EXERCISE INPUTS
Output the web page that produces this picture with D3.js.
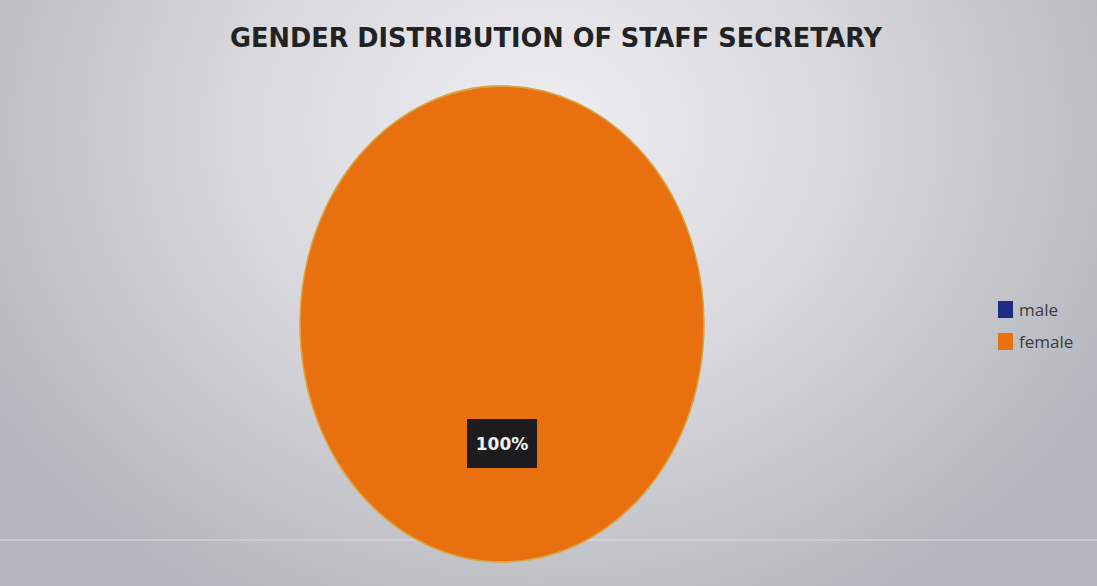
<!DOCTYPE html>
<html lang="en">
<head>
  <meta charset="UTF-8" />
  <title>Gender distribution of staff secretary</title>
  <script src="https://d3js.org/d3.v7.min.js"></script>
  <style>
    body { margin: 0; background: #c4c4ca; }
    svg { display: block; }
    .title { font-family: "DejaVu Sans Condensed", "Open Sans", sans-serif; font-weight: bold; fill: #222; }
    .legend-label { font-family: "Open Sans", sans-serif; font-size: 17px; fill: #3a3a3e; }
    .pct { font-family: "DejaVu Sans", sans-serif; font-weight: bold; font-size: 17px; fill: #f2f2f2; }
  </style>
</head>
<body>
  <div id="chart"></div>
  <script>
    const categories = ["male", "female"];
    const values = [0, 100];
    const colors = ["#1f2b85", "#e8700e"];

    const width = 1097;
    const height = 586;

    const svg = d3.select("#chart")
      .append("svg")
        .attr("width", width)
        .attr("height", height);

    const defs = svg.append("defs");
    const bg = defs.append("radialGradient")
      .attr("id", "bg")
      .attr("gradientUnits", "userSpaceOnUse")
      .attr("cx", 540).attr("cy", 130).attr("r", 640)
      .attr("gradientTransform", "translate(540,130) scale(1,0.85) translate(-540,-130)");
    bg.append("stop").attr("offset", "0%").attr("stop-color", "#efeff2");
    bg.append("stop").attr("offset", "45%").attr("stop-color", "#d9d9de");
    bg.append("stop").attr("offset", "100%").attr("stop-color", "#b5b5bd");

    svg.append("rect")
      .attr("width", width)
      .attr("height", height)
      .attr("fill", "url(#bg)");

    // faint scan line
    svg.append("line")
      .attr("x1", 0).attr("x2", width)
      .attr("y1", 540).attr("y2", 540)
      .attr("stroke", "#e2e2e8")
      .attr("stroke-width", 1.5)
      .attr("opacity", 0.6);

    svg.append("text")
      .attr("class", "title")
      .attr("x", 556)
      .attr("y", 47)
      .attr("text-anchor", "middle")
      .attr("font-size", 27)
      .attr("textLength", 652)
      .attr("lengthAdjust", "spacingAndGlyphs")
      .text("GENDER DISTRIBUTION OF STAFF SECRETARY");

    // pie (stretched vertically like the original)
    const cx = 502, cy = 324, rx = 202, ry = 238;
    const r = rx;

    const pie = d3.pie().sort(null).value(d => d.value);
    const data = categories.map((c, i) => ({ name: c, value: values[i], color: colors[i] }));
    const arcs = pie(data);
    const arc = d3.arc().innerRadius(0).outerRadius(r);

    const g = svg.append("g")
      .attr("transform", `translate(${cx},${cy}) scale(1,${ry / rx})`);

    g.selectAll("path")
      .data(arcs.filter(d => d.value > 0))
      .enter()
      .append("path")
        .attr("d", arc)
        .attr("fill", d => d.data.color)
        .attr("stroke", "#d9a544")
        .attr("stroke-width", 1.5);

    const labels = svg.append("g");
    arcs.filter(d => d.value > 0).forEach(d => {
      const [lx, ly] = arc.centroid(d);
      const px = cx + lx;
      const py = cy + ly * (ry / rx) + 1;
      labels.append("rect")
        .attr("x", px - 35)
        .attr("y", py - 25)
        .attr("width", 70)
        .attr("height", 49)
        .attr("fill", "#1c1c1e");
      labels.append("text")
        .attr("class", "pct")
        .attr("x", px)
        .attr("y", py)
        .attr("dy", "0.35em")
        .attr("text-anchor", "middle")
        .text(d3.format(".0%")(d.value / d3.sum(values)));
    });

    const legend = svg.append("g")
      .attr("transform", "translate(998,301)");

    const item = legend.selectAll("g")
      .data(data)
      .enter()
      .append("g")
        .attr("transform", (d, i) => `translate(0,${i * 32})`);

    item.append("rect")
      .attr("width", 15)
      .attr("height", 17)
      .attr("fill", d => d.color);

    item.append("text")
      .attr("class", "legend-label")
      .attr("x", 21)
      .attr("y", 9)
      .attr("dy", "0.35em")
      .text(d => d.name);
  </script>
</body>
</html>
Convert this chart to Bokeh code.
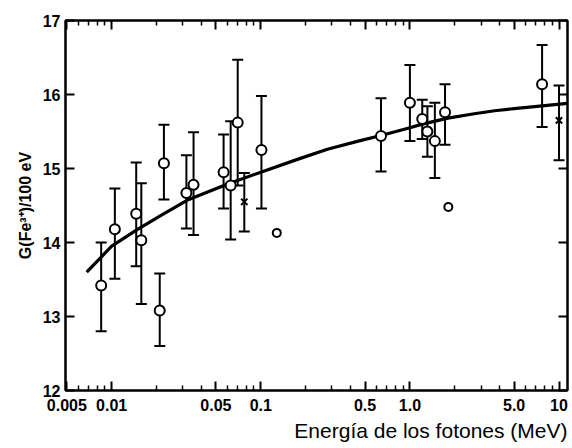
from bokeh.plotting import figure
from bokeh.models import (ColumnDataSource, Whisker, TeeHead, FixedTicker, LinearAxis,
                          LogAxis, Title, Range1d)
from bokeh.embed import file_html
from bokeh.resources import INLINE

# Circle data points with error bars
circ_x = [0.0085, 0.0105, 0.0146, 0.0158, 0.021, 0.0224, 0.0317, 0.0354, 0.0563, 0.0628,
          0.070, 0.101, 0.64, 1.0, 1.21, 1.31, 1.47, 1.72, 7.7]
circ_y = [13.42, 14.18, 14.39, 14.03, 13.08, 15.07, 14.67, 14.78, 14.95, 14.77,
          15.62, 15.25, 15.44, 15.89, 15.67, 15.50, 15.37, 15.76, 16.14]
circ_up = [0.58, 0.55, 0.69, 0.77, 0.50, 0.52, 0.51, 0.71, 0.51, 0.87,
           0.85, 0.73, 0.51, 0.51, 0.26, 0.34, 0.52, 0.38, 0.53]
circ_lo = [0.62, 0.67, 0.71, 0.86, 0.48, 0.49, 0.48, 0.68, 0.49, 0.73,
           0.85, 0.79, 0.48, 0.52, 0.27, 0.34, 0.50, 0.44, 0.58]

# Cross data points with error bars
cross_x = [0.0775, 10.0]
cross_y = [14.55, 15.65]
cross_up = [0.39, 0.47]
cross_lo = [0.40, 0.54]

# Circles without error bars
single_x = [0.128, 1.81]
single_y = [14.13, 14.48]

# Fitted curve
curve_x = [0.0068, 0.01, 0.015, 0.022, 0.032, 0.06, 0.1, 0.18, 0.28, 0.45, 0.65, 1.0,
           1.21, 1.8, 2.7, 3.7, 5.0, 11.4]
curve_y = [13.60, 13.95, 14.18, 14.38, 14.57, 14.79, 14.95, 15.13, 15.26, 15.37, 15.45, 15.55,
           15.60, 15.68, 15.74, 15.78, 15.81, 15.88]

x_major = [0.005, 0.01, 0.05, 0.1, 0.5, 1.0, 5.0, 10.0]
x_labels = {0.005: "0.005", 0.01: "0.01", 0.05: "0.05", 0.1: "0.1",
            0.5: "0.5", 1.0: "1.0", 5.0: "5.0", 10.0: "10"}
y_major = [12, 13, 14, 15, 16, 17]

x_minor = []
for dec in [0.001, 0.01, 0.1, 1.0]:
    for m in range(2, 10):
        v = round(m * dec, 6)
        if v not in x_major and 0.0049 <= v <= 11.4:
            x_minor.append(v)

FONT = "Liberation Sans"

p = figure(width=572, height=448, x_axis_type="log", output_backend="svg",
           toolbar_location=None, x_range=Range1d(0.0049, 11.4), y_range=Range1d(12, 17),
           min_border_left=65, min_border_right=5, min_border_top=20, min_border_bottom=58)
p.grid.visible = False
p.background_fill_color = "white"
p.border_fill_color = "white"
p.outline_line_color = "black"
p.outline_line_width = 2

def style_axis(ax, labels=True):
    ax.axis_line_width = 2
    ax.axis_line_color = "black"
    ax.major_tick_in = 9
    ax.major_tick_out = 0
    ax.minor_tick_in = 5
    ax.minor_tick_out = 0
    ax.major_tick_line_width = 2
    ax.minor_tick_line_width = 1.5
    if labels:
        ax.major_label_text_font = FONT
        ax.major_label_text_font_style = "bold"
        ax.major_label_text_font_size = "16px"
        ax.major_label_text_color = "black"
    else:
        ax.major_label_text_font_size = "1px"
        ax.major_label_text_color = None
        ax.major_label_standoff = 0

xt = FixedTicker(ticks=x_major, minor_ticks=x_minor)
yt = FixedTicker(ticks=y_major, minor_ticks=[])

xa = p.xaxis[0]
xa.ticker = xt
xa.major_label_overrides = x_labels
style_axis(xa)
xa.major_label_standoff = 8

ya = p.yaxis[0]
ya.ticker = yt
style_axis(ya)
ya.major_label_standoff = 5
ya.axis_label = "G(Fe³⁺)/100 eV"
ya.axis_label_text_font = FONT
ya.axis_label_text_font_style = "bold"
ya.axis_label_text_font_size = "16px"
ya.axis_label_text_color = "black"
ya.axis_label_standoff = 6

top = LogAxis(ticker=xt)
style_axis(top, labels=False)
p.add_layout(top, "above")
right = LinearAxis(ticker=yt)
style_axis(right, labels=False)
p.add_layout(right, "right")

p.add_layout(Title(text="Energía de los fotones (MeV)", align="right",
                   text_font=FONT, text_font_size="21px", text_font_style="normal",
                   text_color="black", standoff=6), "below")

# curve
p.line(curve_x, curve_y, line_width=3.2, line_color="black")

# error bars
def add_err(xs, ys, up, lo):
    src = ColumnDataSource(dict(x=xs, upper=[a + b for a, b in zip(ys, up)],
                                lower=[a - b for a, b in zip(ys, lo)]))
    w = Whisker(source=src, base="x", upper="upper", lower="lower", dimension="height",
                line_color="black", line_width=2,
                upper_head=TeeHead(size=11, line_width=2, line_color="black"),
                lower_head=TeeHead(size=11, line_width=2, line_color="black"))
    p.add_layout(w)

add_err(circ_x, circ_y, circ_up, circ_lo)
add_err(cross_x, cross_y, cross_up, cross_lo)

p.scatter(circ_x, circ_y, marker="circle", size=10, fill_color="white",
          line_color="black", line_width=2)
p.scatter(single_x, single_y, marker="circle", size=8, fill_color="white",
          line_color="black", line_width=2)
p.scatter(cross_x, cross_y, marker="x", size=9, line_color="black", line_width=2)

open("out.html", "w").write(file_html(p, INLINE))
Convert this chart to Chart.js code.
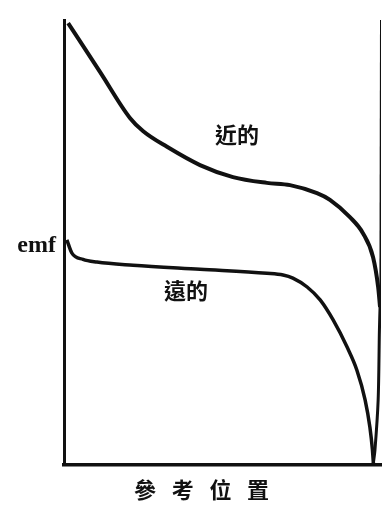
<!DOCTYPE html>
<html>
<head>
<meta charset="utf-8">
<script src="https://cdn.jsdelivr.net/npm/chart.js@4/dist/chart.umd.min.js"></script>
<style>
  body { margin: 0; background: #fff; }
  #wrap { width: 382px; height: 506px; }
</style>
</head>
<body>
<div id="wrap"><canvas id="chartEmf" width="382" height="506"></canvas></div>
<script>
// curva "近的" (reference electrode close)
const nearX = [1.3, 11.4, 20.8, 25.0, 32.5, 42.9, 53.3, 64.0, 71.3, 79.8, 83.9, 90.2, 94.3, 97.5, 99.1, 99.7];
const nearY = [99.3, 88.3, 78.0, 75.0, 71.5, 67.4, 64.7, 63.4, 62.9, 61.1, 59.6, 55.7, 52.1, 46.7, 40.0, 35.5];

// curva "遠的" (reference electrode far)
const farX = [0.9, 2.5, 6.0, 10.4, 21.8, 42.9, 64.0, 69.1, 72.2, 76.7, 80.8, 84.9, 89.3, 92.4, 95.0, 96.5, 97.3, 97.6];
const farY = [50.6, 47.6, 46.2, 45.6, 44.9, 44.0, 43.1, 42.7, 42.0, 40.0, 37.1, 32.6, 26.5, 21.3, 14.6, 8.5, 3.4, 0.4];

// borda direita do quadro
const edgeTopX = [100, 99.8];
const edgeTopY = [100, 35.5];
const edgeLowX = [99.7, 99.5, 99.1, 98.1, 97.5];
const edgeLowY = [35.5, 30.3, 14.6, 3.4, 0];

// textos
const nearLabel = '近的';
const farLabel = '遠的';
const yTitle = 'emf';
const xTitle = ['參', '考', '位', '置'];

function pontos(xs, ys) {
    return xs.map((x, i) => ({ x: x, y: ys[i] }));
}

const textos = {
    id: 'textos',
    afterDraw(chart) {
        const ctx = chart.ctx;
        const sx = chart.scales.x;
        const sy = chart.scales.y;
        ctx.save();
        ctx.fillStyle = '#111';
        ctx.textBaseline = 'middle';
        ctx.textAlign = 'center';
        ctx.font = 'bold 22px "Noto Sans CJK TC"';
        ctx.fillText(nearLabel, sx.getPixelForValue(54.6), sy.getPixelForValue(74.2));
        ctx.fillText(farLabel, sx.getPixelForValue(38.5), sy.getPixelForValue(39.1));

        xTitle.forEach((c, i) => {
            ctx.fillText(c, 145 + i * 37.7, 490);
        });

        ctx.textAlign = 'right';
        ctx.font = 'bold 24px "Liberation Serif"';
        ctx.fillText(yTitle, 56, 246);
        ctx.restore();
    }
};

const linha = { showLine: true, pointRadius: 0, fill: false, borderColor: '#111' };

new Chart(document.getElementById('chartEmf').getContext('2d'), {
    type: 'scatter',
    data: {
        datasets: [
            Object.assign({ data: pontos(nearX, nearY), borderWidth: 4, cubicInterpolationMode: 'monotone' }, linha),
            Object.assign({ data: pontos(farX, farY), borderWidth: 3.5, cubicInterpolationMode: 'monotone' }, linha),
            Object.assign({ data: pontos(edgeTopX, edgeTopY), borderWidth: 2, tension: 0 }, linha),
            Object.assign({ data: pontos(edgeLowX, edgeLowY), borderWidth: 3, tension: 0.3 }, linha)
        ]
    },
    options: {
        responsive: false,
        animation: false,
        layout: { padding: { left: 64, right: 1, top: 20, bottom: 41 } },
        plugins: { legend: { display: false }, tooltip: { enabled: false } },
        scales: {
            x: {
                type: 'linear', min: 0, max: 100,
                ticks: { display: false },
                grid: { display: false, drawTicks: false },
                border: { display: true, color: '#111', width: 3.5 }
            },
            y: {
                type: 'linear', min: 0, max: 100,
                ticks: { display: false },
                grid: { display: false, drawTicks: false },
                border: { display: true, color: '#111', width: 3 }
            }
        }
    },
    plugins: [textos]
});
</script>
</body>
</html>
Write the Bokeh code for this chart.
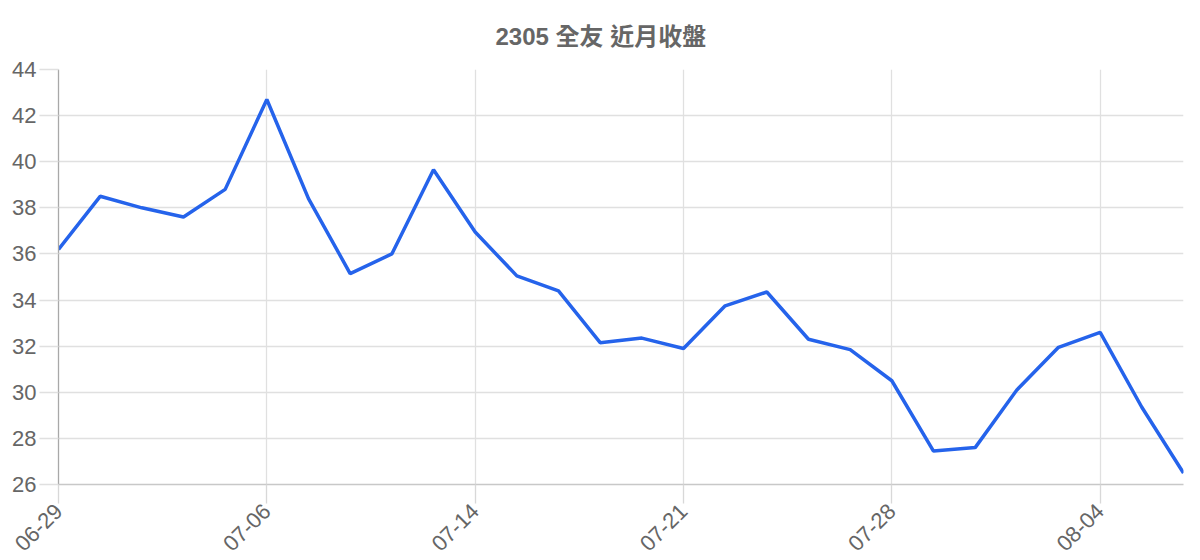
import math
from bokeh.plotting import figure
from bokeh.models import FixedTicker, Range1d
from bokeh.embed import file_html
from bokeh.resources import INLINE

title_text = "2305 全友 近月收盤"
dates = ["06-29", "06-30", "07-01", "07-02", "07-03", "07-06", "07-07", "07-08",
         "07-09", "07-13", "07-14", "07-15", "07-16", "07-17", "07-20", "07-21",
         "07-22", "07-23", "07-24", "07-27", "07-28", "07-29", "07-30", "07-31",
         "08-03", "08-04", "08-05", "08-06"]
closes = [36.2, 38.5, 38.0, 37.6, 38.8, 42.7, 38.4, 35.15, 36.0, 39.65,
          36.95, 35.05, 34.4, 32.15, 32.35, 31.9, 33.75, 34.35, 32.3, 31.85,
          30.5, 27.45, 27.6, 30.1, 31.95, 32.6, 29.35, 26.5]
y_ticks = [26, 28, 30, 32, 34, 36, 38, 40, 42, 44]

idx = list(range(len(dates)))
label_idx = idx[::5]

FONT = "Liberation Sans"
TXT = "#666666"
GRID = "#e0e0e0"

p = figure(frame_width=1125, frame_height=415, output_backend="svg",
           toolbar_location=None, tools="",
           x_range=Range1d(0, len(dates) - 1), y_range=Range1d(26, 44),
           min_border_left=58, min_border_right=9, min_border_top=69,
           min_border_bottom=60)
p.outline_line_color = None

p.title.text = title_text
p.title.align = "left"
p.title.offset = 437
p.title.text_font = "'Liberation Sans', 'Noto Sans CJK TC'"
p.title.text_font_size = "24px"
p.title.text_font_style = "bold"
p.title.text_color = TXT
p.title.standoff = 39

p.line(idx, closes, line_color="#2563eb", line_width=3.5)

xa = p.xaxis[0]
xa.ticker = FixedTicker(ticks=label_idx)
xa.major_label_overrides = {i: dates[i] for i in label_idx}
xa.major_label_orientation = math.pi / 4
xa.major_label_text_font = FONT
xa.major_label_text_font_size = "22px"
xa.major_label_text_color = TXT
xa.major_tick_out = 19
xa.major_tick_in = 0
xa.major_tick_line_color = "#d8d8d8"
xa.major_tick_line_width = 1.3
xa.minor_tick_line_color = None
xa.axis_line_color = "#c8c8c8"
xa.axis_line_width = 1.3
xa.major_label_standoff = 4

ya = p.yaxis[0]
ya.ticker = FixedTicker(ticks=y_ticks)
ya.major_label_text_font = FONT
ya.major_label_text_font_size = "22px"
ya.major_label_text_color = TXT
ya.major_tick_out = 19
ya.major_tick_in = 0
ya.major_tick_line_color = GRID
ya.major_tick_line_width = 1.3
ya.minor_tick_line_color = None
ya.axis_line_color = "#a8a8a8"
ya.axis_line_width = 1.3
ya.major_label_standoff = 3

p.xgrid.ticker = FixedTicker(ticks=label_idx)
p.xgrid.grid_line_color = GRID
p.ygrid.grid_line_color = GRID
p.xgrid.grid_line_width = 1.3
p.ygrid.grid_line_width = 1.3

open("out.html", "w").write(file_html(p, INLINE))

AIM OF THE EXERCISE
Only the lines from the start of the entries above to the line containing "const height = 586;" are to be given again, exactly and with both ends included; pictures are excluded.

OUTPUT BELOW
Output the web page that produces this picture with D3.js.
<!DOCTYPE html>
<html lang="en">
<head>
  <meta charset="UTF-8" />
  <title>Gender distribution of staff secretary</title>
  <script src="https://d3js.org/d3.v7.min.js"></script>
  <style>
    body { margin: 0; background: #c4c4ca; }
    svg { display: block; }
    .title { font-family: "DejaVu Sans Condensed", "Open Sans", sans-serif; font-weight: bold; fill: #222; }
    .legend-label { font-family: "Open Sans", sans-serif; font-size: 17px; fill: #3a3a3e; }
    .pct { font-family: "DejaVu Sans", sans-serif; font-weight: bold; font-size: 17px; fill: #f2f2f2; }
  </style>
</head>
<body>
  <div id="chart"></div>
  <script>
    const categories = ["male", "female"];
    const values = [0, 100];
    const colors = ["#1f2b85", "#e8700e"];

    const width = 1097;
    const height = 586;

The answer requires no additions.